WOZ Literatur 2012: Auf offener Strasse – Kreidespuren der Poesie

Nr. 19 –

Mascha Kaléko: «Mein schönstes Gedicht»; ausgewählt von Adrian Riklin, gesendet und fotografisch inszeniert von Ursula Häne. Aus: Mascha Kaléko: «In meinen Träumen läutet es Sturm». dtv. München 2007.

«Im Frühjahr 1998 kaufte Bluma Lennon in einer Buchhandlung von Soho eine alte Ausgabe der ‹Gedichte› von Emily Dickinson und wurde an der ersten Strassenecke, als sie gerade beim zweiten Gedicht angelangt war, von einem Auto überfahren.»

So lautet der erste Satz im Roman «Das Papierhaus» von Carlos María Domínguez. Eine Umfrage bei Verkehrsämtern in der Schweiz hat nun aber ergeben, dass der Konsum von Gedichten in Strassenverkehrsstatistiken der vergangenen Jahre keine Rolle gespielt hat. Einerseits ist das natürlich erfreulich. Andererseits ein wenig bedenklich: Die Statistik lässt vermuten, dass die Lyrik in diesen Zeiten und Breitengraden ein eher marginales Dasein fristet.

Warum eigentlich? Johanna Lier, selbst Lyrikerin, begab sich auf interkontinentale Spurensuche – und kommt mit der Erkenntnis zurück, dass es gerade das Gedicht sei, das (wie die argentinische Dichterin Olga Orozco einmal schrieb) «verborgene Bezirke und unaussprechliche Wünsche» erforscht. Und manchmal hat ein Gedicht sogar den Anspruch, in die gesellschaftlichen Verhältnisse einzuwirken, 
Massen zu bewegen oder gar Machthaber zu stürzen, wie Roland Merk in seinem Beitrag zur Lyrik im arabischen Sprachraum festhält.

Ja, das Gedicht, so still und leise es zuweilen auch daherkommt, kann hochpolitisch sein. Gerade in der Dialektik zwischen dem Leisen (das vom Schweigen bis zum Flüstern reicht) und seiner Lautwerdung liegt sein subversives Potenzial. Beispiele dafür gibt es nicht zuletzt aus dem lateinamerikanischen Sprachraum, wo das Gedicht bis heute eine wesentlich grössere gesellschaftliche Bedeutung hat. Davon auch 
in deutscher Sprache mehr zu erfahren, wäre schön – doch bräuchte es 
dazu eine kongeniale Übersetzungskultur, wie Valentin Schönherr erläutert.
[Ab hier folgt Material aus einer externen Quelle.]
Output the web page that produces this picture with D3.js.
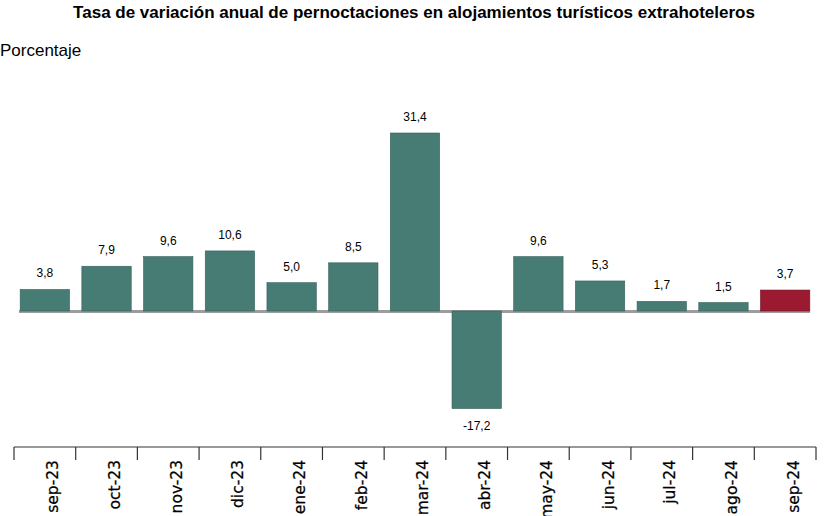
<!DOCTYPE html>
<html>
<head>
<meta charset="utf-8">
<script src="https://cdn.jsdelivr.net/npm/d3@7"></script>
<style>
  body { margin: 0; background: #fff; overflow: hidden; }
</style>
</head>
<body>
<script>
// data
const months = ["sep-23", "oct-23", "nov-23", "dic-23", "ene-24", "feb-24", "mar-24",
                "abr-24", "may-24", "jun-24", "jul-24", "ago-24", "sep-24"]
const values = [3.8, 7.9, 9.6, 10.6, 5.0, 8.5, 31.4, -17.2, 9.6, 5.3, 1.7, 1.5, 3.7]
const title = "Tasa de variación anual de pernoctaciones en alojamientos turísticos extrahoteleros"
const yLabel = "Porcentaje"

const W = 827, H = 516
const svg = d3.select("body").append("svg")
    .attr("width", W)
    .attr("height", H)

svg.append("text")
    .attr("x", 414)
    .attr("y", 18)
    .attr("text-anchor", "middle")
    .style("font-family", "Arial, 'Liberation Sans', sans-serif")
    .style("font-weight", "bold")
    .style("font-size", "17px")
    .text(title)

svg.append("text")
    .attr("x", 0)
    .attr("y", 56)
    .style("font-family", "Arial, 'Liberation Sans', sans-serif")
    .style("font-size", "17px")
    .text(yLabel)

let x = d3.scaleBand()
    .domain(months)
    .range([14, 816])
    .paddingInner(0.2)
    .paddingOuter(0.1)

let y = d3.scaleLinear()
    .domain([-20, 35])
    .range([424.4, 112.6])

// zero line
svg.append("line")
    .attr("x1", 19)
    .attr("x2", 810)
    .attr("y1", y(0) + 0.5)
    .attr("y2", y(0) + 0.5)
    .attr("stroke", "#9c9c9c")
    .attr("stroke-width", 3)

svg.selectAll("rect.bar")
    .data(values)
    .enter()
    .append("rect")
    .attr("class", "bar")
    .attr("x", (d, i) => x(months[i]))
    .attr("y", d => Math.min(y(d), y(0)))
    .attr("width", x.bandwidth())
    .attr("height", d => Math.abs(y(d) - y(0)))
    .attr("fill", (d, i) => i === values.length - 1 ? "#9b1a31" : "#467c73")
    .attr("stroke", (d, i) => i === values.length - 1 ? "#6e1222" : "#35605a")
    .attr("stroke-width", 0.6)

svg.selectAll("text.val")
    .data(values)
    .enter()
    .append("text")
    .attr("class", "val")
    .attr("x", (d, i) => x(months[i]) + x.bandwidth() / 2)
    .attr("y", d => d >= 0 ? y(d) - 12 : y(d) + 21)
    .attr("text-anchor", "middle")
    .style("font-family", "Arial, 'Liberation Sans', sans-serif")
    .style("font-size", "12px")
    .text(d => d.toFixed(1).replace(".", ","))

// category axis at the bottom
let axis = svg.append("g")
    .attr("transform", "translate(0,447)")

axis.append("line")
    .attr("x1", 14)
    .attr("x2", 816)
    .attr("stroke", "#333")
    .attr("stroke-width", 1.2)

let edges = months.map(m => x(m) - x.step() * 0.1).concat([816])
axis.selectAll("line.tick")
    .data(edges)
    .enter()
    .append("line")
    .attr("class", "tick")
    .attr("x1", d => d)
    .attr("x2", d => d)
    .attr("y1", 0)
    .attr("y2", 13)
    .attr("stroke", "#333")
    .attr("stroke-width", 1.2)

axis.selectAll("text")
    .data(months)
    .enter()
    .append("text")
    .attr("transform", d => `translate(${x(d) + x.bandwidth() / 2 + 8},13) rotate(-90)`)
    .attr("text-anchor", "end")
    .attr("dy", "0.35em")
    .style("font-family", "'DejaVu Sans', Verdana, sans-serif")
    .style("font-size", "15.5px")
    .style("fill", "#000")
    .style("stroke", "#000")
    .style("stroke-width", 0.25)
    .text(d => d)
</script>
</body>
</html>
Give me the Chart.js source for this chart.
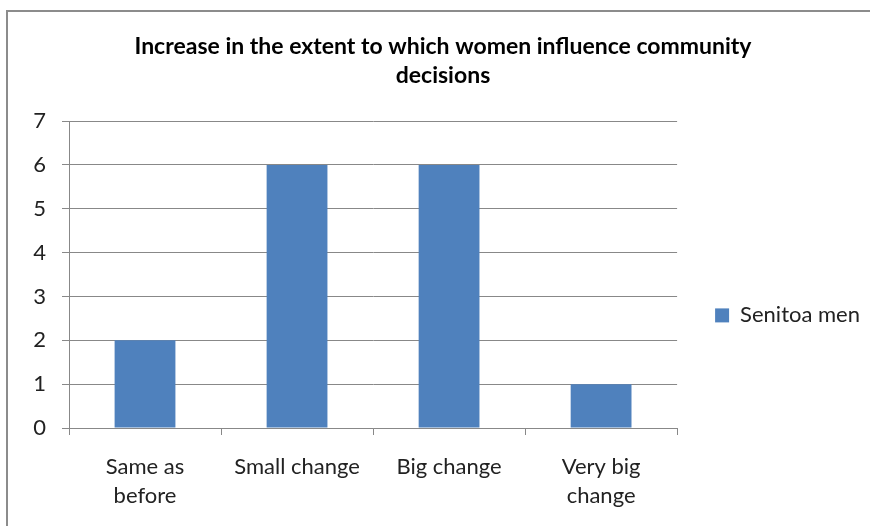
<!DOCTYPE html>
<html>
<head>
<meta charset="utf-8">
<script src="https://cdn.jsdelivr.net/npm/chart.js@4.4.1/dist/chart.umd.min.js"></script>
<style>
  body { margin: 0; background: #fff; }
  #wrap { width: 870px; height: 526px; }
</style>
</head>
<body>
<div id="wrap"><canvas id="chart" width="870" height="526"></canvas></div>
<script>
// data
const categories = [["Same as", "before"], "Small change", "Big change", ["Very big", "change"]];
const senitoaMen = [2, 6, 6, 1];
const seriesName = "Senitoa men";
const titleLines = ["Increase in the extent to which women influence community", "decisions"];

const FONT = "Lato, 'Open Sans', sans-serif";
const GRID = "#888888";

// grey frame on top and left, like the original image
const framePlugin = {
    id: "frame",
    beforeDraw(chart) {
        const ctx = chart.ctx;
        ctx.save();
        ctx.strokeStyle = "#8c8c8c";
        ctx.lineWidth = 2;
        ctx.beginPath();
        ctx.moveTo(7, 526);
        ctx.lineTo(7, 11);
        ctx.lineTo(870, 11);
        ctx.stroke();
        ctx.restore();
    }
};

const ctx = document.getElementById("chart").getContext("2d");
new Chart(ctx, {
    type: "bar",
    data: {
        labels: categories,
        datasets: [{
            label: seriesName,
            data: senitoaMen,
            backgroundColor: "#4F81BD",
            borderWidth: 0,
            barPercentage: 0.4,
            categoryPercentage: 1.0
        }]
    },
    options: {
        responsive: false,
        animation: false,
        devicePixelRatio: 1,
        layout: { padding: { left: 16, right: 0, top: 0, bottom: 0 } },
        plugins: {
            title: {
                display: true,
                text: titleLines,
                color: "#000",
                font: { family: FONT, size: 23, weight: "bold", lineHeight: 1.22 },
                padding: { top: 33, bottom: 32 }
            },
            legend: {
                position: "right",
                maxWidth: 194,
                title: { display: true, text: " ", font: { size: 4 }, padding: { top: 100, bottom: 0 } },
                labels: {
                    boxWidth: 14,
                    boxHeight: 14,
                    padding: 38,
                    color: "#222",
                    font: { family: FONT, size: 22 }
                }
            },
            tooltip: { enabled: false }
        },
        scales: {
            x: {
                grid: {
                    drawOnChartArea: false,
                    drawTicks: true,
                    tickLength: 7,
                    tickColor: GRID
                },
                border: { color: GRID },
                ticks: {
                    color: "#222",
                    padding: 17,
                    maxRotation: 0,
                    font: { family: FONT, size: 22, lineHeight: 1.32 }
                },
                afterFit(scale) { scale.height = 98; }
            },
            y: {
                min: 0,
                max: 7,
                ticks: {
                    stepSize: 1,
                    color: "#222",
                    padding: 16,
                    font: { family: FONT, size: 22 }
                },
                grid: {
                    color: GRID,
                    tickLength: 7,
                    tickColor: GRID
                },
                border: { color: GRID },
                afterFit(scale) { scale.width = 53; }
            }
        }
    },
    plugins: [framePlugin]
});
</script>
</body>
</html>
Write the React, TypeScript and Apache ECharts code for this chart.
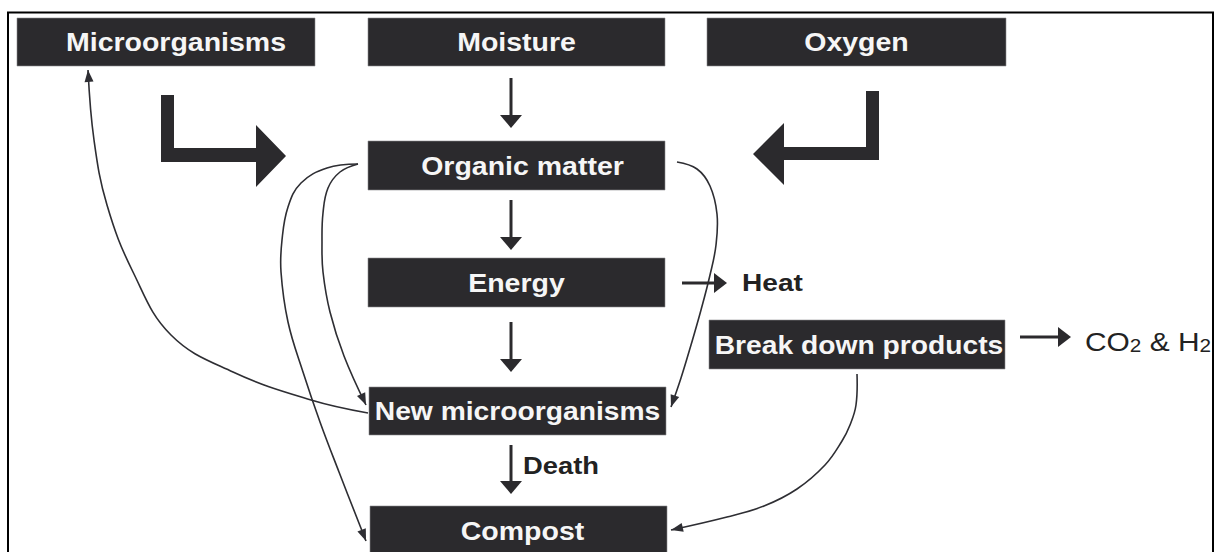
import React, { useEffect, useRef } from "react";
import * as echarts from "echarts";

// ---- Diagram content (data) ----
const nodeNames = [
  "Microorganisms",
  "Moisture",
  "Oxygen",
  "Organic matter",
  "Energy",
  "Break down products",
  "New microorganisms",
  "Compost",
];
// straight vertical flows in the central column
const straightLinks: [string, string][] = [
  ["Moisture", "Organic matter"],
  ["Organic matter", "Energy"],
  ["Energy", "New microorganisms"],
  ["New microorganisms", "Compost"],
];
const straightLinkLabels = ["", "", "", "Death"];
// block arrows feeding organic matter
const blockInputs = ["Microorganisms", "Oxygen"];
// curved flows
const curvedLinks: [string, string][] = [
  ["New microorganisms", "Microorganisms"],
  ["Organic matter", "Compost"],
  ["Organic matter", "New microorganisms"],
  ["Organic matter", "New microorganisms"],
  ["Break down products", "Compost"],
];
// products leaving the system
const outputs: [string, string][] = [
  ["Energy", "Heat"],
  ["Break down products", "CO2 & H2"],
];

// ---- Layout (positions / sizes, not data) ----
const BOX: Record<string, [number, number, number, number, number]> = {
  // x, y, w, h, text dx
  Microorganisms: [17, 18, 298, 48, 10],
  Moisture: [368, 18, 297, 48, 0],
  Oxygen: [707, 18, 299, 48, 0],
  "Organic matter": [368, 141, 297, 49, 6],
  Energy: [368, 258, 297, 49, 0],
  "Break down products": [709, 320, 296, 49, 2],
  "New microorganisms": [369, 387, 297, 48, 0],
  Compost: [370, 506, 297, 60, 4],
};
const STRAIGHT_GEOM: [number, number, number][] = [
  [511, 78, 128],
  [511, 200, 250],
  [511, 322, 372],
  [511, 445, 494],
];
const CURVE_GEOM: [number, number][][] = [
  [[368, 413], [311, 400], [233, 372], [171, 335], [133, 272], [107, 205], [94, 140], [88, 70]],
  [[358, 164], [327, 168], [301, 183], [288, 207], [282, 240], [281, 272], [288, 322], [303, 372], [320, 422], [339, 472], [366, 541]],
  [[358, 164], [340, 172], [328, 188], [323, 213], [322, 242], [323, 272], [330, 312], [344, 356], [366, 405]],
  [[677, 162], [697, 169], [710, 186], [717, 214], [716, 245], [710, 275], [701, 310], [691, 345], [681, 378], [671, 407]],
  [[857, 374], [856, 405], [850, 425], [842, 441], [825, 465], [797, 489], [764, 506], [727, 517], [671, 530]],
];
const OUTPUT_GEOM: [number, number, number, number][] = [
  // arrow x0, x1, y, text x
  [682, 727, 283, 742],
  [1020, 1071, 337, 1085],
];

const DARK = "#2b2a2d";
const LINE = "#2e2e33";
const FONT = "'Liberation Sans', Arial, Helvetica, sans-serif";

function head(tip: [number, number], from: [number, number], len: number, half: number) {
  const dx = tip[0] - from[0];
  const dy = tip[1] - from[1];
  const d = Math.hypot(dx, dy) || 1;
  const ux = dx / d;
  const uy = dy / d;
  const bx = tip[0] - ux * len;
  const by = tip[1] - uy * len;
  const nx = -uy;
  const ny = ux;
  return [
    [tip[0], tip[1]],
    [bx + nx * half, by + ny * half],
    [bx - nx * half, by - ny * half],
  ];
}

function buildGraphics() {
  const els: any[] = [];
  // outer frame
  els.push({
    type: "rect",
    shape: { x: 8, y: 12.5, width: 1205, height: 600 },
    style: { fill: "#fff", stroke: "#000", lineWidth: 2 },
  });

  // block L arrows
  const leftL = [
    [161, 95], [174, 95], [174, 148], [256, 148], [256, 125], [286, 156],
    [256, 187], [256, 162], [161, 162],
  ];
  const rightL = [
    [879, 91], [866, 91], [866, 147], [784, 147], [784, 123], [753, 154],
    [784, 185], [784, 160], [879, 160],
  ];
  blockInputs.forEach((name, i) => {
    els.push({
      type: "polygon",
      name: name + " input",
      shape: { points: i === 0 ? leftL : rightL },
      style: { fill: DARK },
    });
  });

  // curved links
  curvedLinks.forEach((lk, i) => {
    const pts = CURVE_GEOM[i];
    els.push({
      type: "polyline",
      name: lk[0] + "->" + lk[1],
      shape: { points: pts, smooth: 0.4 },
      style: { stroke: LINE, lineWidth: 1.6, fill: null },
    });
    const n = pts.length;
    els.push({
      type: "polygon",
      shape: { points: head(pts[n - 1], pts[n - 2], 12, 4.5) },
      style: { fill: LINE },
    });
  });

  // straight links
  straightLinks.forEach((lk, i) => {
    const [x, y0, y1] = STRAIGHT_GEOM[i];
    els.push({
      type: "line",
      shape: { x1: x, y1: y0, x2: x, y2: y1 - 10 },
      style: { stroke: DARK, lineWidth: 3 },
    });
    els.push({
      type: "polygon",
      shape: { points: head([x, y1], [x, y0], 13, 11) },
      style: { fill: DARK },
    });
    if (straightLinkLabels[i]) {
      els.push({
        type: "text",
        x: x + 12,
        y: (y0 + y1) / 2 - 4,
        scaleX: 1.14,
        style: {
          text: straightLinkLabels[i],
          fill: "#222",
          font: `bold 24px ${FONT}`,
          align: "left",
          verticalAlign: "middle",
        },
      });
    }
  });

  // outputs
  outputs.forEach((o, i) => {
    const [x0, x1, y, tx] = OUTPUT_GEOM[i];
    els.push({
      type: "line",
      shape: { x1: x0, y1: y, x2: x1 - 10, y2: y },
      style: { stroke: DARK, lineWidth: 3 },
    });
    els.push({
      type: "polygon",
      shape: { points: head([x1, y], [x0, y], 13, 10) },
      style: { fill: DARK },
    });
    if (o[1] === "Heat") {
      els.push({
        type: "text",
        x: tx,
        y: y,
        scaleX: 1.17,
        style: {
          text: o[1],
          fill: "#222",
          font: `bold 24px ${FONT}`,
          align: "left",
          verticalAlign: "middle",
        },
      });
    } else {
      const parts = o[1].split("2");
      els.push({
        type: "text",
        x: tx,
        y: y + 2,
        scaleX: 1.15,
        style: {
          text: `{a|${parts[0]}}{b|2}{a|${parts[1]}}{b|2}`,
          align: "left",
          verticalAlign: "middle",
          rich: {
            a: { fontSize: 26, fontFamily: FONT, fill: "#222", verticalAlign: "bottom", lineHeight: 32 },
            b: { fontSize: 18, fontFamily: FONT, fill: "#222", verticalAlign: "bottom", lineHeight: 32 },
          },
        },
      });
    }
  });

  // boxes
  nodeNames.forEach((name) => {
    const [x, y, w, h, dx] = BOX[name];
    els.push({
      type: "rect",
      shape: { x, y, width: w, height: h },
      style: { fill: DARK, stroke: "#8a8a8e", lineWidth: 0.6 },
    });
    els.push({
      type: "text",
      x: x + w / 2 + dx,
      y: name === "Compost" ? y + 26 : y + h / 2 + 1,
      scaleX: name === "New microorganisms" || name === "Break down products" ? 1.13 : 1.14,
      style: {
        text: name,
        fill: "#f6f6f6",
        font: `bold 25px ${FONT}`,
        align: "center",
        verticalAlign: "middle",
      },
    });
  });
  return els;
}

export default function App() {
  const ref = useRef<HTMLDivElement>(null);
  useEffect(() => {
    if (!ref.current) return;
    const chart = echarts.init(ref.current, undefined, { renderer: "svg" });
    chart.setOption({
      animation: false,
      backgroundColor: "#ffffff",
      graphic: { elements: buildGraphics() },
    });
    return () => chart.dispose();
  }, []);
  return (
    <div
      ref={ref}
      style={{ position: "fixed", left: 0, top: 0, width: 1221, height: 552, background: "#fff" }}
    />
  );
}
Im Hinblick auf die 34. Solothurner Literaturtage vom 18. bis 20. Mai 2012, in deren Rahmen Lyrik aus verschiedenen Kontinenten erfreulich viel Platz einnehmen wird, wollen wir eine Lanze für das Gedicht brechen. Ursula Häne und Andreas Bodmer haben sich die von unseren GastautorInnen ausgewählten Gedichte zu Herzen genommen, sie in verschiedene Umgebungen hineingestickt, -projiziert, -gekritzelt, 
 -gesendet, -getippt, -gestanzt, -geklebt und -geschrieben – und fotografisch inszeniert. Denn manchmal sind Gedichte nicht nur kurz, sondern dauern auch kurz – tauchen auf und verschwinden gleich wieder.

So ist es dem wunderschönen Gedicht «Stehe ich» der dänischen Dichterin Inger Christensen ergangen, das Andreas Bodmer mit hellblauer Kreide auf der Hardturmstrasse im Zürcher Kreis 5 verewigen wollte. Schon am nächsten Morgen war es spurlos verschwunden. 
Als wäre nichts geschehen. Gut, dass es bei all der Bereinigung wenigstens auf unserem Titelblatt überlebt hat. Ist am Ende ein Gedicht auf offener Strasse doch zu gefährlich?